As a boss myself (OK, management running dog), I will confess that, of course, I fear this. I have visions of a Soviet workers’ council deciding how to build the widget no one will buy. At some point, management has to manage. In the end, the market must decide.

On the other hand, more communication inside will yield less communication outside. It’s a check.

And it’s hardly unprecedented. There are forums that allow students to critque professors.

Nick’s point is right in any case: There’s a trend to watch here. Not sure whether it’s good or bad yet, but it’s rolling.

  • Mike G

    If you’re a good boss you have nothing to fear. Why? Because your employees won’t talk to you through frickin’ BLOGS if they can just talk to you. I had one boss who made an offhand comment once about how much anonymous mail he got. It never occurred to him that the climate of fear he created and his own bullheadedness might be the reason.
    Likewise, when I was at a dot-com (March First) it generated an enormous amount of anonymous traffic on Motley Fool, Yahoo,, and other boards. Why? Because no one felt anything said to the still-may-be-indicted management would mean anything or be used in any constructive way, so the only way to let off steam and be useful to humanity was to warn your fellow employees (or potential employees) to stay away and dump your stock for the pittance you could still get for it. I suspect that story has more to do with the whole dot-com collapse than has yet been recognized.
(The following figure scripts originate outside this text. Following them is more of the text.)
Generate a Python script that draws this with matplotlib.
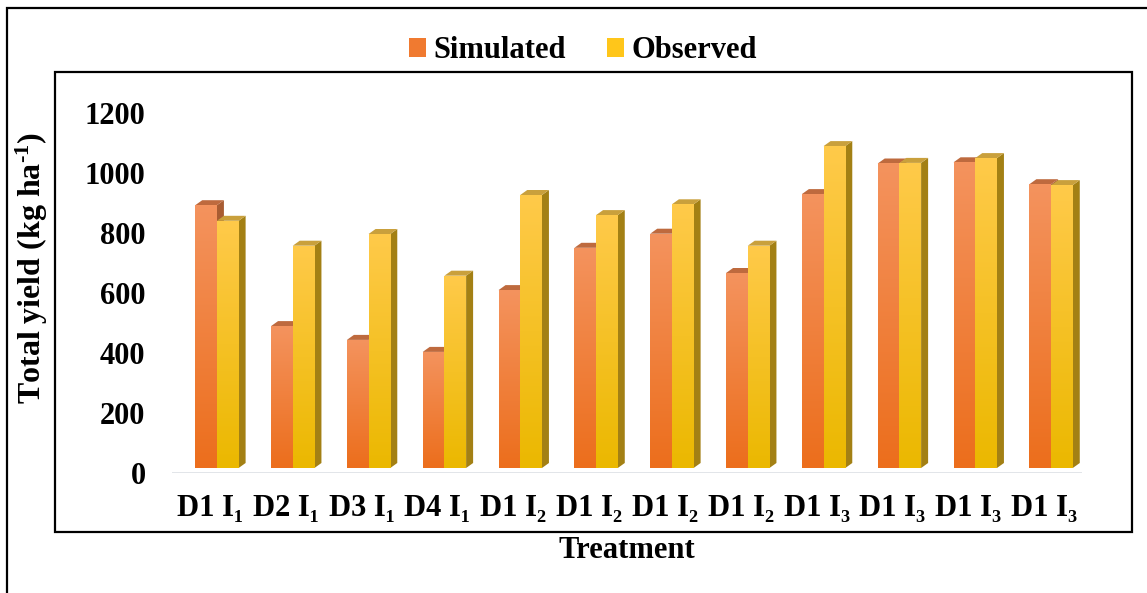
import numpy as np
import matplotlib
import matplotlib.pyplot as plt
from matplotlib.patches import Polygon, Rectangle, Patch
from matplotlib.colors import LinearSegmentedColormap

# data (kg/ha)
treatments = ['D1 I\u2081', 'D2 I\u2081', 'D3 I\u2081', 'D4 I\u2081',
              'D1 I\u2082', 'D1 I\u2082', 'D1 I\u2082', 'D1 I\u2082',
              'D1 I\u2083', 'D1 I\u2083', 'D1 I\u2083', 'D1 I\u2083']
simulated = [876, 473, 427, 387, 593, 734, 781, 650, 913, 1015, 1019, 946]
observed = [824, 741, 780, 641, 910, 843, 879, 741, 1073, 1017, 1033, 943]
yticks = [0, 200, 400, 600, 800, 1000, 1200]
series_names = ['Simulated', 'Observed']

plt.rcParams['font.family'] = ['Liberation Serif', 'DejaVu Serif']
plt.rcParams['font.weight'] = 'bold'
plt.rcParams['mathtext.fontset'] = 'custom'
plt.rcParams['mathtext.rm'] = 'Liberation Serif:bold'
plt.rcParams['mathtext.it'] = 'Liberation Serif:bold'
plt.rcParams['mathtext.bf'] = 'Liberation Serif:bold'
plt.rcParams['mathtext.default'] = 'rm'

# colours: (front gradient bottom, front gradient top, top face, side face)
styles = [
    ('#EC6E1C', '#F4935E', '#BE6A3E', '#A85C32'),
    ('#EBB800', '#FFCA4A', '#C9A03C', '#A38014'),
]

W, H = 1147, 593
fig = plt.figure(figsize=(W / 100, H / 100), dpi=100)
ax = fig.add_axes([172 / W, 120 / H, 910 / W, 360 / H])
xlim = (-0.5, 11.5)
ylim = (0, 1200)

# 3d depth offset, 7 px right and 5 px up, in data units
dxd = 7 * (xlim[1] - xlim[0]) / ax.bbox.width
dyd = 5 * (ylim[1] - ylim[0]) / ax.bbox.height
w = 0.286
idx = np.arange(len(treatments))
grad = np.linspace(0, 1, 256).reshape(-1, 1)

for k, vals in enumerate([simulated, observed]):
    c_bot, c_top, c_lid, c_side = styles[k]
    cmap = LinearSegmentedColormap.from_list('g%d' % k, [c_bot, c_top])
    lefts = idx + (k - 1) * w + dxd
    z = 2 + 2 * k
    bars = ax.bar(lefts, vals, width=w, bottom=dyd, align='edge',
                  color='none', edgecolor='none', zorder=z + 1)
    for p in bars:
        x0, y0 = p.get_x(), p.get_y()
        x1, y1 = x0 + p.get_width(), y0 + p.get_height()
        # side and top faces
        ax.add_patch(Polygon([(x1, y0), (x1 + dxd, y0 + dyd),
                              (x1 + dxd, y1 + dyd), (x1, y1)],
                             closed=True, fc=c_side, ec='none', zorder=z))
        ax.add_patch(Polygon([(x0, y1), (x1, y1), (x1 + dxd, y1 + dyd),
                              (x0 + dxd, y1 + dyd)],
                             closed=True, fc=c_lid, ec='none', zorder=z))
        im = ax.imshow(grad, cmap=cmap, extent=(x0, x1, y0, y1),
                       aspect='auto', origin='lower', zorder=z + 1)
        im.set_clip_path(p)

ax.set_xlim(*xlim)
ax.set_ylim(*ylim)
ax.axhline(0, color='#D9DDE3', lw=1.8, zorder=1)
for s in ax.spines.values():
    s.set_visible(False)

ax.set_xticks(idx, treatments)
ax.set_yticks(yticks)
ax.tick_params(axis='x', length=0, labelsize=22, pad=15)
ax.tick_params(axis='y', length=0, labelsize=22, pad=19)

fig.text(32 / W, 1 - 268 / H, r'Total yield (kg ha$^{\text{-1}}$)',
         rotation=90, ha='center', va='center', fontsize=23)
fig.text(627 / W, 1 - 550 / H, 'Treatment', ha='center', va='center',
         fontsize=22)

handles = [Patch(facecolor='#F07A30'), Patch(facecolor='#FFC61A')]
fig.legend(handles, series_names, loc='center',
           bbox_to_anchor=(583 / W, 1 - 51 / H), ncol=2, frameon=False,
           fontsize=22, handlelength=0.56, handleheight=0.56,
           handletextpad=0.25, columnspacing=1.35)

# inner chart box and outer frame
fig.add_artist(Rectangle((55 / W, 1 - 532 / H), 1077 / W, 460 / H,
                         transform=fig.transFigure, fill=False,
                         ec='black', lw=1.6))
fig.add_artist(Rectangle((7 / W, -0.1), 1.2, 1.1 - 8 / H,
                         transform=fig.transFigure, fill=False,
                         ec='black', lw=1.6, clip_on=False))

fig.savefig('out.png', dpi=100)
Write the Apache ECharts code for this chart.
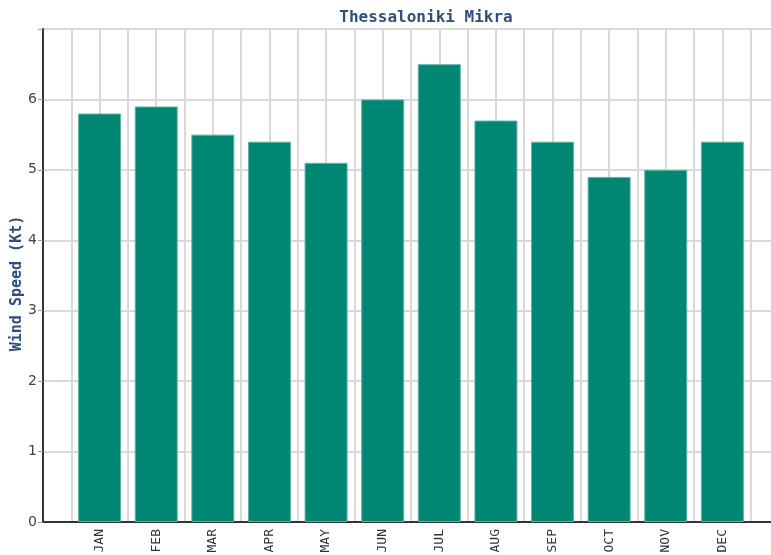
<!DOCTYPE html>
<html>
<head>
<meta charset="utf-8">
<script src="https://cdn.jsdelivr.net/npm/echarts@6/dist/echarts.min.js"></script>
<style>
html, body { margin: 0; padding: 0; background: #fff; }
#main { width: 771px; height: 555px; }
</style>
</head>
<body>
<div id="main"></div>
<script>
// monthly mean wind speed
var months = ['JAN', 'FEB', 'MAR', 'APR', 'MAY', 'JUN', 'JUL', 'AUG', 'SEP', 'OCT', 'NOV', 'DEC'];
var windSpeed = [5.8, 5.9, 5.5, 5.4, 5.1, 6.0, 6.5, 5.7, 5.4, 4.9, 5.0, 5.4];
var yTicks = [0, 1, 2, 3, 4, 5, 6];

var barData = [];
for (var i = 0; i < months.length; i++) {
    barData.push([i + 1, windSpeed[i]]);
}

var chart = echarts.init(document.getElementById('main'));
chart.setOption({
    animation: false,
    title: {
        text: 'Thessaloniki Mikra',
        left: 421,
        textAlign: 'center',
        top: 5,
        textStyle: {
            fontFamily: 'DejaVu Sans Mono',
            fontWeight: 'bold',
            fontSize: 16,
            color: '#2d4f7c'
        }
    },
    grid: {
        left: 43,
        right: -8,
        top: 29,
        bottom: 33,
        outerBoundsMode: 'none',
        containLabel: false,
        show: true,
        borderColor: '#333',
        borderWidth: 2
    },
    xAxis: {
        type: 'value',
        min: 0,
        max: 13,
        interval: 0.5,
        axisLine: { lineStyle: { color: '#333', width: 2 } },
        axisTick: { show: false },
        splitLine: { show: true, lineStyle: { color: '#d9d9d9', width: 2 } },
        axisLabel: {
            rotate: 90,
            margin: 7,
            fontFamily: 'DejaVu Sans Mono',
            fontSize: 13,
            color: '#333',
            formatter: function (v) {
                return (v % 1 === 0 && v >= 1 && v <= 12) ? months[v - 1] : '';
            }
        }
    },
    yAxis: {
        type: 'value',
        min: 0,
        max: 7,
        interval: 1,
        name: 'Wind Speed (Kt)',
        nameLocation: 'middle',
        nameGap: 18,
        nameMoveOverlap: false,
        nameTextStyle: {
            fontFamily: 'DejaVu Sans Mono',
            fontWeight: 'bold',
            fontSize: 15,
            color: '#2d4f7c',
            padding: [0, 16, 0, 0]
        },
        axisLine: { show: true, lineStyle: { color: '#333', width: 2 } },
        axisTick: { show: true, length: 5, lineStyle: { color: '#999' } },
        splitLine: { show: true, lineStyle: { color: '#d9d9d9', width: 2 } },
        axisLabel: {
            margin: 6,
            fontFamily: 'DejaVu Sans',
            fontSize: 14,
            color: '#444',
            formatter: function (v) {
                return yTicks.indexOf(v) >= 0 ? String(v) : '';
            }
        }
    },
    series: [
        {
            name: 'Wind Speed',
            type: 'bar',
            barWidth: 43,
            data: barData,
            itemStyle: {
                color: '#008774',
                borderColor: '#5fb3a5',
                borderWidth: 1
            }
        }
    ]
});
</script>
</body>
</html>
  • 1. A bit self serving, since undoubtedly Glenn thinks is one of the blogs that should be monitored.
    2. This might be a good time to point out that TCS is a Carbon Club propoganda site platform for its paid shills. (Full disclosure: I’ve been banned from TCS 3 times for disagreeing with their columns).
    3. Since most bloggers (and Insty espcially) just cut and paste from real reporters who go out and find out information others want kept secret, it would be understandable for the NYT to have a less the respectful opinion of most bloggers; possibly like the opinion real cops have towards security guards.
    4. But I agree, the fact checking potential is very promissing. Tens of thousands of amateur investigative reporters, each an expert on our little corner of the world? That’s what I try to do.

  • Oh look, it’s the latest Hesiod-wannabe, Barney Gumble! So nice of you to play, Mr. Gumble. Mind the carpet.

  • The Dark Avenger

    Now, Andrea, you should play nice, like you want people to do on your blog. Golden Rule and all that.

  • Chris Allen

    Barney Gumble’s point #3 is the most important one he makes.
    So many bloggers get up in arms about the disrespect shown them by “Big Media.” Um… you’re amateurs. They’re not. You have other jobs and do this in your spare time. They do it 24 hours a day. But most key: You sit around commenting on work they actually do. The information they provide is the lifestuff of your blogs.
    Yes, you are also their customers. Your opinions are important in the same way that your opinions about frozen dinners are important to Stouffer’s. But the assumption that you are their professional equals, or should be, is laughable.

  • Andrea, so nice to talk to you. You’re the only one who ever beetle juiced me, so I’m honor bound not to bother you. (Male bloggers are too proud to say the words, so I’m free to post to the limits of my ability. Women are so much more practical that way.)
    Could I come back if I promised to be nice?
    Chris: Exactly. I think of the sum total of accurate knowledge as a wall some are trying to build and others are trying to tear down. Even if I add one tiny pebble once in a while, if it is accurate it builds the wall a little bit.
    Speaking of tearing down, Juanita Broderick in on Hanniy tomorrow.

  • The one time Barney bothered trying to argue facts with me, he lost.